The Structure of Broad Topics on the Web

Reviewed by Lan Nie

This paper explored the topic properties on the Web using 3 tools: topic taxonomy such as ODP; an automatic classifier to classify a Web page into predefined classes; a sample to draw near-uniform samples from the Web graph using undirected random walk. The main contribution included:

(1) Topic convergence, background topic distribution

Prove the convergence property of topic distribution on the Web, characterize and measure the background topic distribution.

(2) Bias in DMoz topic directory

(3) Topic-specific degree distribution

Explore that topic-specific degree distribution follows the power law

(4) Topic locality

Measure how quickly topic drifts on directed walks in the Web graph, estimates of this topic drift distance helped explain why a global PageRank is still meaningful.

(5) Topic affinity

Measure the possibility that a page about one broad topic will link to another broad topic.

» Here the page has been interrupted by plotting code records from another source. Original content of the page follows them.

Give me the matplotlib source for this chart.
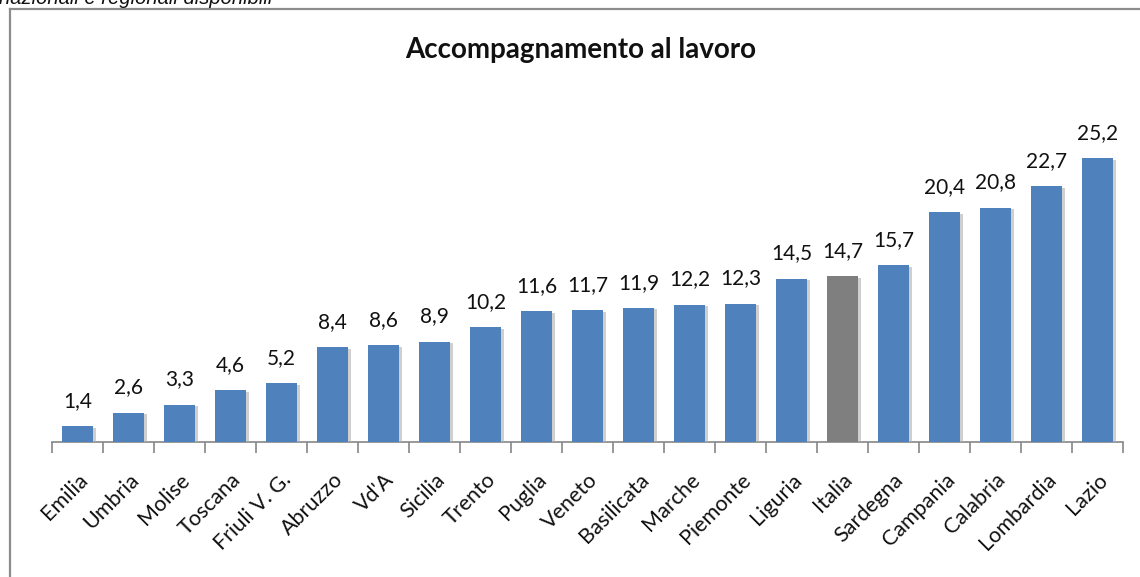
import matplotlib
matplotlib.use("Agg")
import matplotlib.pyplot as plt
from matplotlib.lines import Line2D
from matplotlib.ticker import FixedLocator
import matplotlib.patheffects as pe

regions = ["Emilia", "Umbria", "Molise", "Toscana", "Friuli V. G.", "Abruzzo", "Vd'A",
           "Sicilia", "Trento", "Puglia", "Veneto", "Basilicata", "Marche", "Piemonte",
           "Liguria", "Italia", "Sardegna", "Campania", "Calabria", "Lombardia", "Lazio"]
values = [1.4, 2.6, 3.3, 4.6, 5.2, 8.4, 8.6, 8.9, 10.2, 11.6, 11.7, 11.9, 12.2, 12.3,
          14.5, 14.7, 15.7, 20.4, 20.8, 22.7, 25.2]
highlight = "Italia"
title = "Accompagnamento al lavoro"
header = "nazionali e regionali disponibili"

plt.rcParams['font.family'] = ['Lato', 'DejaVu Sans']

W, H = 1140, 577
fig = plt.figure(figsize=(W / 100, H / 100), dpi=100)

# outer chart frame
fig.add_artist(Line2D([10 / W, 10 / W], [0, 1 - 9 / H], color="#8c8c8c", lw=1.6))
fig.add_artist(Line2D([10 / W, 1], [1 - 9 / H, 1 - 9 / H], color="#8c8c8c", lw=1.6))

# header text (partly cut off at the top, as in the reference)
fig.text(-1 / W, 1 - 4 / H, header, fontsize=14.5, style="italic", ha="left",
         va="baseline", color="#111111", family=["Liberation Sans", "DejaVu Sans"])

ax = fig.add_axes([52 / W, 1 - 442 / H, 1071 / W, 286 / H])
colors = ["#7f7f7f" if r == highlight else "#4f81bd" for r in regions]
x = list(range(len(regions)))
bars = ax.bar(x, values, width=0.59, color=colors, zorder=3)
for b in bars:
    b.set_path_effects([pe.SimplePatchShadow(offset=(2.5, -1), shadow_rgbFace="#b0b0b0", alpha=0.6),
                        pe.Normal()])

for xi, v in zip(x, values):
    ax.annotate(f"{v:.1f}".replace(".", ","), (xi, v), xytext=(0, 11),
                textcoords="offset points", ha="center", va="bottom", fontsize=15,
                color="#111111")

ax.set_xlim(-0.5, len(regions) - 0.5)
ax.set_ylim(0, 25.4)
for s in ["top", "right", "left"]:
    ax.spines[s].set_visible(False)
ax.spines["bottom"].set_color("#868686")
ax.spines["bottom"].set_linewidth(1.2)
ax.set_yticks([])
ax.set_xticks(x)
ax.set_xticklabels(regions, rotation=45, ha="right", rotation_mode="anchor", fontsize=15.5,
                   color="#111111")
ax.tick_params(axis="x", which="major", length=0, pad=20)
ax.xaxis.set_minor_locator(FixedLocator([i - 0.5 for i in range(len(regions) + 1)]))
ax.tick_params(axis="x", which="minor", length=8, width=1.2, color="#868686")

fig.text(581 / W, 1 - 50 / H, title, fontsize=20, fontweight="bold", ha="center",
         va="center", color="#111111")

fig.savefig("out.png", dpi=100)
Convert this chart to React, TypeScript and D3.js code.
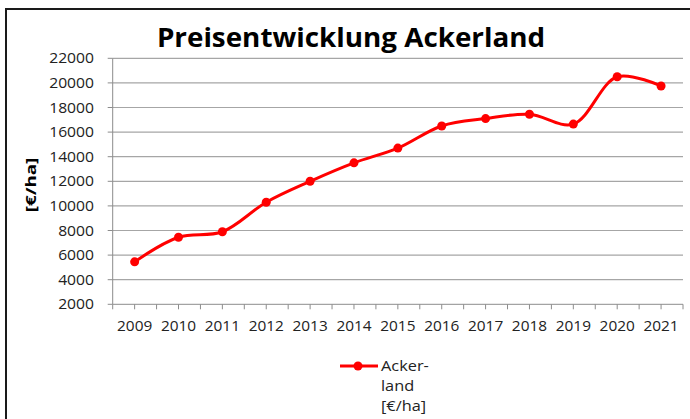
import React from "react";
import * as d3 from "d3";

const years = ["2009","2010","2011","2012","2013","2014","2015","2016","2017","2018","2019","2020","2021"];
const prices = [5450, 7450, 7900, 10300, 12000, 13500, 14700, 16500, 17100, 17450, 16650, 20500, 19750];
const yTicks = [2000,4000,6000,8000,10000,12000,14000,16000,18000,20000,22000];
const title = "Preisentwicklung Ackerland";
const yTitle = "[€/ha]";
const legendLines = ["Acker-", "land", "[€/ha]"];

const font = "'Open Sans', 'Noto Sans', sans-serif";

function T(props: { x: number; y: number; sx?: number; rot?: number; anchor?: string; size: number; bold?: boolean; fill?: string; dy?: string; children: React.ReactNode }) {
  const { x, y, sx = 1, rot = 0, anchor = "start", size, bold, fill = "#222", dy, children } = props;
  return (
    <text
      transform={`translate(${x},${y}) rotate(${rot}) scale(${sx},1)`}
      textAnchor={anchor as any}
      dy={dy}
      fontFamily={font}
      fontSize={size}
      fontWeight={bold ? "bold" : "normal"}
      fill={fill}
    >
      {children}
    </text>
  );
}

export default function App() {
  const W = 690, H = 419;
  const left = 112.7, right = 683, top = 58.3, bottom = 304.3;
  const x = d3.scaleBand<string>().domain(years).range([left, right]).padding(0);
  const y = d3.scaleLinear().domain([2000, 22000]).range([bottom, top]);
  const cx = (d: string) => (x(d) as number) + x.bandwidth() / 2;
  const line = d3.line<number>()
    .x((_, i) => cx(years[i]))
    .y((d) => y(d))
    .curve(d3.curveCatmullRom.alpha(0.5));
  const half = x.bandwidth() / 2;
  const minorTicks = d3.range(0, years.length * 2 + 1).map((i) => left + i * half);
  return (
    <svg width={W} height={H} style={{ position: "absolute", left: 0, top: 0, background: "#fff" }}>
      <rect x={6} y={9} width={720} height={440} fill="#fff" stroke="#1a1a1a" strokeWidth={2} />
      <T x={351} y={47} sx={1.07} anchor="middle" size={26} bold fill="#000">{title}</T>
      {yTicks.map((t) => (
        <g key={t}>
          {t !== 2000 && <line x1={left} x2={right} y1={y(t)} y2={y(t)} stroke="#a6a6a6" strokeWidth={1.2} />}
          <line x1={left - 5} x2={left} y1={y(t)} y2={y(t)} stroke="#8c8c8c" strokeWidth={1} />
          <T x={94} y={y(t)} dy="0.36em" sx={1.12} anchor="end" size={14}>{t}</T>
        </g>
      ))}
      <line x1={left} x2={left} y1={top} y2={bottom} stroke="#8c8c8c" strokeWidth={1} />
      <line x1={left} x2={right} y1={bottom} y2={bottom} stroke="#8c8c8c" strokeWidth={1} />
      {minorTicks.map((t, i) => (
        <line key={i} x1={t} x2={t} y1={bottom} y2={bottom + 5} stroke="#8c8c8c" strokeWidth={1} />
      ))}
      {years.map((yr) => (
        <T key={yr} x={cx(yr)} y={326} dy="0.36em" sx={1.1} anchor="middle" size={14}>{yr}</T>
      ))}
      <T x={36} y={185} rot={-90} sx={1.25} anchor="middle" size={15} bold fill="#000">{yTitle}</T>
      <path d={line(prices) ?? ""} fill="none" stroke="#ff0000" strokeWidth={3} strokeLinejoin="round" />
      {prices.map((p, i) => (
        <circle key={i} cx={cx(years[i])} cy={y(p)} r={4.5} fill="#ff0000" />
      ))}
      <line x1={340} x2={378} y1={366} y2={366} stroke="#ff0000" strokeWidth={3} />
      <circle cx={358} cy={366} r={4.5} fill="#ff0000" />
      {legendLines.map((l, i) => (
        <T key={i} x={381} y={366 + i * 20} dy="0.36em" sx={1.09} size={15}>{l}</T>
      ))}
    </svg>
  );
}
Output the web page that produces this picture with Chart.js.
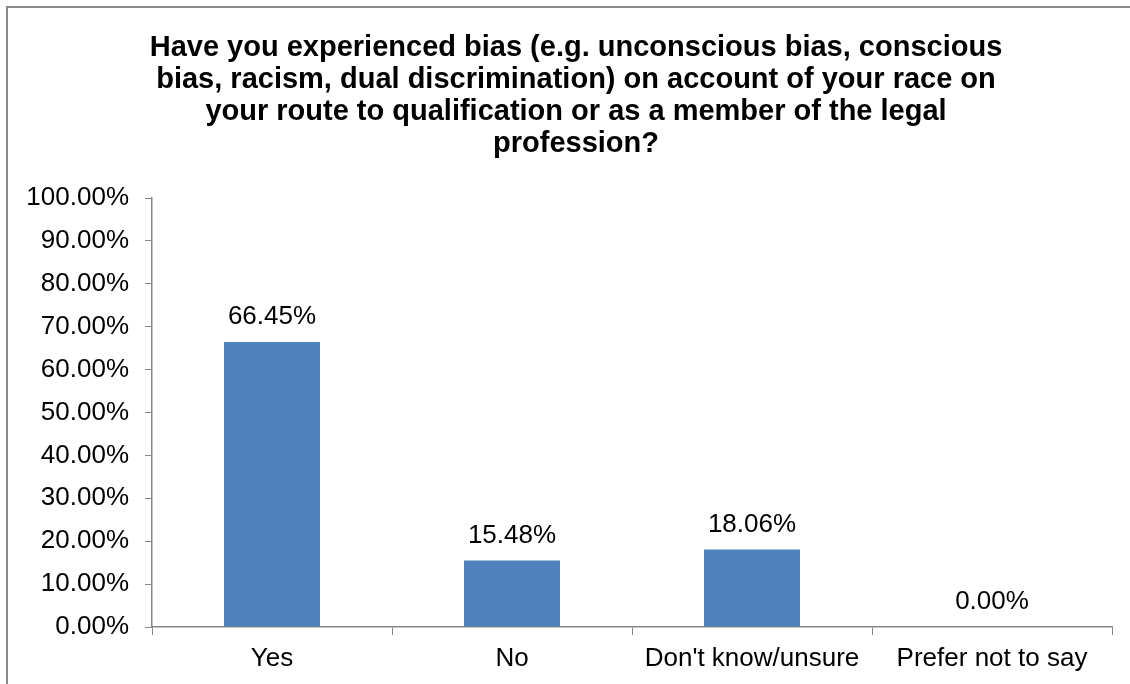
<!DOCTYPE html>
<html>
<head>
<meta charset="utf-8">
<script src="https://cdn.jsdelivr.net/npm/chart.js@4"></script>
<style>
    html, body { margin: 0; padding: 0; background: #fff; overflow: hidden; }
    #frame {
        position: absolute;
        left: 6px;
        top: 6px;
        border: 2px solid #898989;
        width: 1136px;
        height: 690px;
    }
</style>
</head>
<body>
<div id="frame">
    <canvas id="chart" width="1136" height="690"></canvas>
</div>
<script>
// Chart data
const categories = ['Yes', 'No', "Don't know/unsure", 'Prefer not to say'];
const percentages = [66.45, 15.48, 18.06, 0.00];
const titleLines = [
    'Have you experienced bias (e.g. unconscious bias, conscious',
    'bias, racism, dual discrimination) on account of your race on',
    'your route to qualification or as a member of the legal',
    'profession?'
];

const FONT = '"Liberation Sans", Arial, sans-serif';
const AXIS_GREY = '#868686';

// Title centred on the whole frame (the built-in title centres on the padded box)
const frameTitle = {
    id: 'frameTitle',
    afterDraw(chart) {
        const ctx = chart.ctx;
        ctx.save();
        ctx.font = 'bold 29px ' + FONT;
        ctx.fillStyle = '#000';
        ctx.textAlign = 'center';
        ctx.textBaseline = 'middle';
        titleLines.forEach((line, i) => {
            ctx.fillText(line, chart.width / 2, 40 + i * 32);
        });
        ctx.restore();
    }
};

// Draw value labels above each bar
const valueLabels = {
    id: 'valueLabels',
    afterDatasetsDraw(chart) {
        const ctx = chart.ctx;
        const meta = chart.getDatasetMeta(0);
        ctx.save();
        ctx.font = '26px ' + FONT;
        ctx.fillStyle = '#000';
        ctx.textAlign = 'center';
        ctx.textBaseline = 'middle';
        meta.data.forEach((bar, i) => {
            ctx.fillText(percentages[i].toFixed(2) + '%', bar.x, bar.y - 25);
        });
        ctx.restore();
    }
};

const ctx = document.getElementById('chart').getContext('2d');
new Chart(ctx, {
    type: 'bar',
    data: {
        labels: categories,
        datasets: [{
            data: percentages,
            backgroundColor: '#4F81BD',
            categoryPercentage: 1,
            barPercentage: 0.4
        }]
    },
    options: {
        responsive: false,
        animation: false,
        layout: {
            padding: { left: 0, right: 32, top: 190, bottom: 21 }
        },
        plugins: {
            legend: { display: false },
            tooltip: { enabled: false },
            title: { display: false }
        },
        scales: {
            x: {
                afterFit(scale) { scale.height = 50; },
                grid: {
                    offset: true,
                    drawOnChartArea: false,
                    drawTicks: true,
                    tickLength: 8,
                    color: AXIS_GREY
                },
                border: { color: AXIS_GREY, width: 1.5 },
                ticks: {
                    color: '#000',
                    padding: 8,
                    maxRotation: 0,
                    font: { family: FONT, size: 26 }
                }
            },
            y: {
                min: 0,
                max: 100,
                afterFit(scale) { scale.width = 144; },
                grid: {
                    drawOnChartArea: false,
                    drawTicks: true,
                    tickLength: 7,
                    color: AXIS_GREY
                },
                border: { color: AXIS_GREY, width: 1.5 },
                ticks: {
                    stepSize: 10,
                    color: '#000',
                    padding: 16,
                    font: { family: FONT, size: 26 },
                    callback: value => value.toFixed(2) + '%'
                }
            }
        }
    },
    plugins: [valueLabels, frameTitle]
});
</script>
</body>
</html>
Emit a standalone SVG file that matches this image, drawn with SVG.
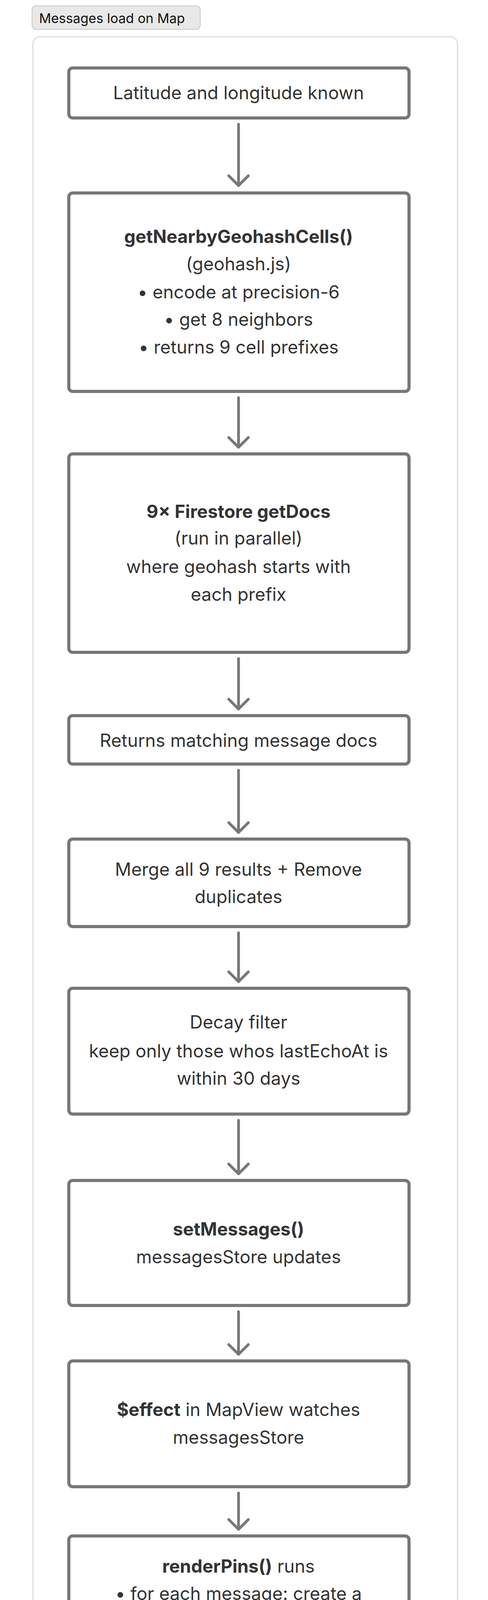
<svg xmlns="http://www.w3.org/2000/svg" width="1248" height="4640" viewBox="0 0 1248 4640">
<style>
.box{fill:#fff;stroke:#777;stroke-width:8}
.t{font-family:Inter,"Noto Sans",sans-serif;font-size:46px;fill:#333;text-anchor:middle}
.b{font-weight:bold}
.c{stroke:#777;stroke-width:7;fill:none;stroke-linecap:round;stroke-linejoin:round}
</style>
<rect x="0" y="0" width="1248" height="4640" fill="#fff"/>
<g id="title"><rect x="82" y="15" width="430" height="60" rx="10" fill="#e8e8e8" stroke="#c8c8c8" stroke-width="2"/>
<text x="100" y="59" font-family="Inter,'Noto Sans',sans-serif" font-size="34" fill="#111">Messages load on Map</text></g>
<rect id="container" x="84" y="94" width="1086" height="4420" rx="18" fill="none" stroke="#e5e5e5" stroke-width="4"/>
<g id="connectors">
<path class="c" d="M610 318V472M585 450L610 475L635 450"/>
<path class="c" d="M610 1018V1142M585 1120L610 1145L635 1120"/>
<path class="c" d="M610 1686V1812M585 1790L610 1815L635 1790"/>
<path class="c" d="M610 1972V2128M585 2106L610 2131L635 2106"/>
<path class="c" d="M610 2388V2510M585 2488L610 2513L635 2488"/>
<path class="c" d="M610 2868V3002M585 2980L610 3005L635 2980"/>
<path class="c" d="M610 3358V3464M585 3442L610 3467L635 3442"/>
<path class="c" d="M610 3822V3912M585 3890L610 3915L635 3890"/>
</g>
<g id="n1"><rect class="box" x="176" y="174" width="870" height="128" rx="10"/><text class="t" x="610" y="254">Latitude and longitude known</text></g>
<g id="n2"><rect class="box" x="176" y="494" width="870" height="508" rx="10"/>
<text class="t" x="610" y="622"><tspan class="b">getNearbyGeohashCells()</tspan></text>
<text class="t" x="610" y="692">(geohash.js)</text>
<text class="t" x="610" y="764">•  encode at precision-6</text>
<text class="t" x="610" y="834">•  get 8 neighbors</text>
<text class="t" x="610" y="905">•  returns 9 cell prefixes</text></g>
<g id="n3"><rect class="box" x="176" y="1162" width="870" height="508" rx="10"/>
<text class="t" x="610" y="1326"><tspan class="b">9× Firestore getDocs</tspan></text>
<text class="t" x="610" y="1394">(run in parallel)</text>
<text class="t" x="610" y="1467">where geohash starts with</text>
<text class="t" x="610" y="1538">each prefix</text></g>
<g id="n4"><rect class="box" x="176" y="1832" width="870" height="124" rx="10"/><text class="t" x="610" y="1912">Returns matching message docs</text></g>
<g id="n5"><rect class="box" x="176" y="2148" width="870" height="224" rx="10"/>
<text class="t" x="610" y="2242">Merge all 9 results + Remove</text>
<text class="t" x="610" y="2312">duplicates</text></g>
<g id="n6"><rect class="box" x="176" y="2530" width="870" height="322" rx="10"/>
<text class="t" x="610" y="2633">Decay filter</text>
<text class="t" x="610" y="2707">keep only those whos lastEchoAt is</text>
<text class="t" x="610" y="2777">within 30 days</text></g>
<g id="n7"><rect class="box" x="176" y="3022" width="870" height="320" rx="10"/>
<text class="t" x="610" y="3163"><tspan class="b">setMessages()</tspan></text>
<text class="t" x="610" y="3234">messagesStore updates</text></g>
<g id="n8"><rect class="box" x="176" y="3484" width="870" height="322" rx="10"/>
<text class="t" x="610" y="3625"><tspan class="b">$effect</tspan> in MapView watches</text>
<text class="t" x="610" y="3696">messagesStore</text></g>
<g id="n9"><rect class="box" x="176" y="3932" width="870" height="508" rx="10"/>
<text class="t" x="610" y="4026"><tspan class="b">renderPins()</tspan> runs</text>
<text class="t" x="610" y="4096">•  for each message: create a</text>
<text class="t" x="640" y="4167">google.maps.Marker with an</text>
<text class="t" x="640" y="4238">SVG circle icon</text>
<text class="t" x="610" y="4308">•  attach a click listener to each</text>
<text class="t" x="646" y="4379">marker</text></g>
</svg>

Their work is important because more and more studies concentrate combing content into link analysis today. The properties they revealed are valuable in the design of focused crawler and ranking systems, as well as providing a better understanding of the structure of communities on the Web.

Some weaknesses about this work are:

(1)Using L1 distance to measure the difference between 2 possibility vectors is too general, it can’t discriminate the direction of the difference.

(2) This work proved the correctness of HITs by measuring how the memory of the topic faded on directed walk. However, it only considered the forward hops (not the backward hops), while we consider hops in both directions in HITs.

(3) Figure 2 showed starting from 2 quite distinct topics, SAMPING walks converge to each other within a few thousand virtual hops. However, it is not enough to prove that all pairs converged to the same point, the background topic distribution.